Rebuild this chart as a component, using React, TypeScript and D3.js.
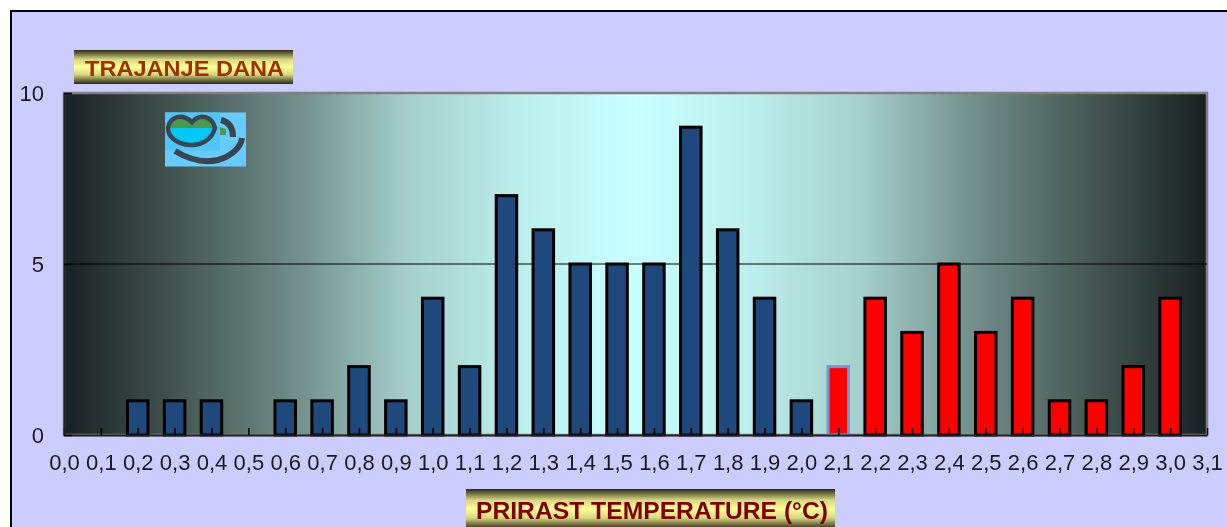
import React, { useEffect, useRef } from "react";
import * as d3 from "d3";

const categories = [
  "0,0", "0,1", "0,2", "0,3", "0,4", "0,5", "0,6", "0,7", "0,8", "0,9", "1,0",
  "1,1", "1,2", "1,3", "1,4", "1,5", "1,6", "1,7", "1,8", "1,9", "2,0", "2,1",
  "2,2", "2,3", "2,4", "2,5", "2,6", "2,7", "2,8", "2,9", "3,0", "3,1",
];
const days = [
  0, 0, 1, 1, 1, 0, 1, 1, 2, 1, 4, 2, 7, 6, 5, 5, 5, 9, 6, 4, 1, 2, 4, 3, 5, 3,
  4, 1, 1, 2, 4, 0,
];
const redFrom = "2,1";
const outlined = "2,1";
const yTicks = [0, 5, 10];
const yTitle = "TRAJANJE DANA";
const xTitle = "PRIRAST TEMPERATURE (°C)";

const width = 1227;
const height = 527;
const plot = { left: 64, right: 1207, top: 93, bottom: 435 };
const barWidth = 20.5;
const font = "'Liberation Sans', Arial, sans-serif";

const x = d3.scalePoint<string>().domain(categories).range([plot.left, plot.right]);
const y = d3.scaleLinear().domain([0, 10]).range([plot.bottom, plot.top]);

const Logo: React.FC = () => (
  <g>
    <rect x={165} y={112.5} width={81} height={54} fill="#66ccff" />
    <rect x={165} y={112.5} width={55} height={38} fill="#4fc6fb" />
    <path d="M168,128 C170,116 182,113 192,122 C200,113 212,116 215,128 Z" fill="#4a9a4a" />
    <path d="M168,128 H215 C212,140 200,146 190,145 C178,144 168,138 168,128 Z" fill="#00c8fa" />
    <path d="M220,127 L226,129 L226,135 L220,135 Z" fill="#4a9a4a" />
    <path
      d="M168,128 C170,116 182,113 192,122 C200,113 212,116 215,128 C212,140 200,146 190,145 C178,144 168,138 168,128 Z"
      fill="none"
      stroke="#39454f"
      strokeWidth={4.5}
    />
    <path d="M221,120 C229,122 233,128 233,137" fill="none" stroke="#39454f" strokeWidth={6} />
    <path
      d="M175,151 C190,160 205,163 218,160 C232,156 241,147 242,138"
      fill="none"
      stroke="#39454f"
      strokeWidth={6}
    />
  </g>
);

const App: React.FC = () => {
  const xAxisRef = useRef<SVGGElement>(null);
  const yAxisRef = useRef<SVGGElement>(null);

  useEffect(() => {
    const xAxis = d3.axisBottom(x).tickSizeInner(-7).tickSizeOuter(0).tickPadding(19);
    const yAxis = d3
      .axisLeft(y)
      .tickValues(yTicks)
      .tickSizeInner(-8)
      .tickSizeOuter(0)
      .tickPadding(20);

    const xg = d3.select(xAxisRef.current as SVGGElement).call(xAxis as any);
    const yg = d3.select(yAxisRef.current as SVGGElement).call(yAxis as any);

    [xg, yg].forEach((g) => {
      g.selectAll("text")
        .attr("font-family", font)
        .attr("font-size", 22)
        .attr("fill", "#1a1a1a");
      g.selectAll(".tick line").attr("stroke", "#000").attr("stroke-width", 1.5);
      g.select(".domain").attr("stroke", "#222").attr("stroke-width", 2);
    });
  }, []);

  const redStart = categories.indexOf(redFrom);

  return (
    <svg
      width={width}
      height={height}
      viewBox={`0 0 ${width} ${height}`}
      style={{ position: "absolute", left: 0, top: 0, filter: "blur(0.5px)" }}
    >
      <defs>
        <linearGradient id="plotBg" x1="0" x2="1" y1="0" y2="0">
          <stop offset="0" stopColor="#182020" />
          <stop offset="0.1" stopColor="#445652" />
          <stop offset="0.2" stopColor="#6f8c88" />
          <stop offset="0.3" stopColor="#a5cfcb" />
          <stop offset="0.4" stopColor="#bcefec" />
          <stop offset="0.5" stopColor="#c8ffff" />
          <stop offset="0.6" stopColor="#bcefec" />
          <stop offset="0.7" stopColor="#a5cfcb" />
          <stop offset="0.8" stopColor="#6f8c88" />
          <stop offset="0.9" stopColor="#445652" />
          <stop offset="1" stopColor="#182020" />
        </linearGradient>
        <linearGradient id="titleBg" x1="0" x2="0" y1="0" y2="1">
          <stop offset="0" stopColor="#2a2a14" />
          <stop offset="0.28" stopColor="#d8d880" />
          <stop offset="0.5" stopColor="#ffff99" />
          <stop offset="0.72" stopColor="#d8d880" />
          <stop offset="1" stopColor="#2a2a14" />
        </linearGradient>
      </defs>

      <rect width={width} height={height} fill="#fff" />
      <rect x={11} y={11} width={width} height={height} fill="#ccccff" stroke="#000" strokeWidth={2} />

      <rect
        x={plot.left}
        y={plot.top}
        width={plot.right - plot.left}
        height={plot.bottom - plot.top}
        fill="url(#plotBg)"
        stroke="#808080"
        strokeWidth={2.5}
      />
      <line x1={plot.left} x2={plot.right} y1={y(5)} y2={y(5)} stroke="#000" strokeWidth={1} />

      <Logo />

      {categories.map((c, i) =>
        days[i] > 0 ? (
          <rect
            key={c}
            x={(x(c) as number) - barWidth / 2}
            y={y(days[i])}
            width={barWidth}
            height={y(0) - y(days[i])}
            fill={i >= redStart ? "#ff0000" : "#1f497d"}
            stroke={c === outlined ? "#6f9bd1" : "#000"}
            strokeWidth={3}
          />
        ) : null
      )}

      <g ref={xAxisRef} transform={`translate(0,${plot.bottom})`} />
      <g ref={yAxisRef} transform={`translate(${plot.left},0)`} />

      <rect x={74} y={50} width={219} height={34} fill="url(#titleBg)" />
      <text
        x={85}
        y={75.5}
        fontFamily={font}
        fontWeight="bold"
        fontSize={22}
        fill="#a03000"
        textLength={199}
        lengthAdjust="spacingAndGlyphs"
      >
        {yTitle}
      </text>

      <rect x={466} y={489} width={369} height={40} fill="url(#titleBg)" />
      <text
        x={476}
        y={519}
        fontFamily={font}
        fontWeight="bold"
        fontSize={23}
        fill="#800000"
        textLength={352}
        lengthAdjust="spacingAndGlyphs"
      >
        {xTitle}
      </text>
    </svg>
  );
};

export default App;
::::
EXERCISE DESCRIPTION: Please quote the lines of the material, beginning with the first and ending with the one that contains "d3.scaleLinear().domain([0, 10]).range([plot.bottom, plot.top]);", exactly as written and without any pictures.

REPLY:
Rebuild this chart as a component, using React, TypeScript and D3.js.
import React, { useEffect, useRef } from "react";
import * as d3 from "d3";

const categories = [
  "0,0", "0,1", "0,2", "0,3", "0,4", "0,5", "0,6", "0,7", "0,8", "0,9", "1,0",
  "1,1", "1,2", "1,3", "1,4", "1,5", "1,6", "1,7", "1,8", "1,9", "2,0", "2,1",
  "2,2", "2,3", "2,4", "2,5", "2,6", "2,7", "2,8", "2,9", "3,0", "3,1",
];
const days = [
  0, 0, 1, 1, 1, 0, 1, 1, 2, 1, 4, 2, 7, 6, 5, 5, 5, 9, 6, 4, 1, 2, 4, 3, 5, 3,
  4, 1, 1, 2, 4, 0,
];
const redFrom = "2,1";
const outlined = "2,1";
const yTicks = [0, 5, 10];
const yTitle = "TRAJANJE DANA";
const xTitle = "PRIRAST TEMPERATURE (°C)";

const width = 1227;
const height = 527;
const plot = { left: 64, right: 1207, top: 93, bottom: 435 };
const barWidth = 20.5;
const font = "'Liberation Sans', Arial, sans-serif";

const x = d3.scalePoint<string>().domain(categories).range([plot.left, plot.right]);
const y = d3.scaleLinear().domain([0, 10]).range([plot.bottom, plot.top]);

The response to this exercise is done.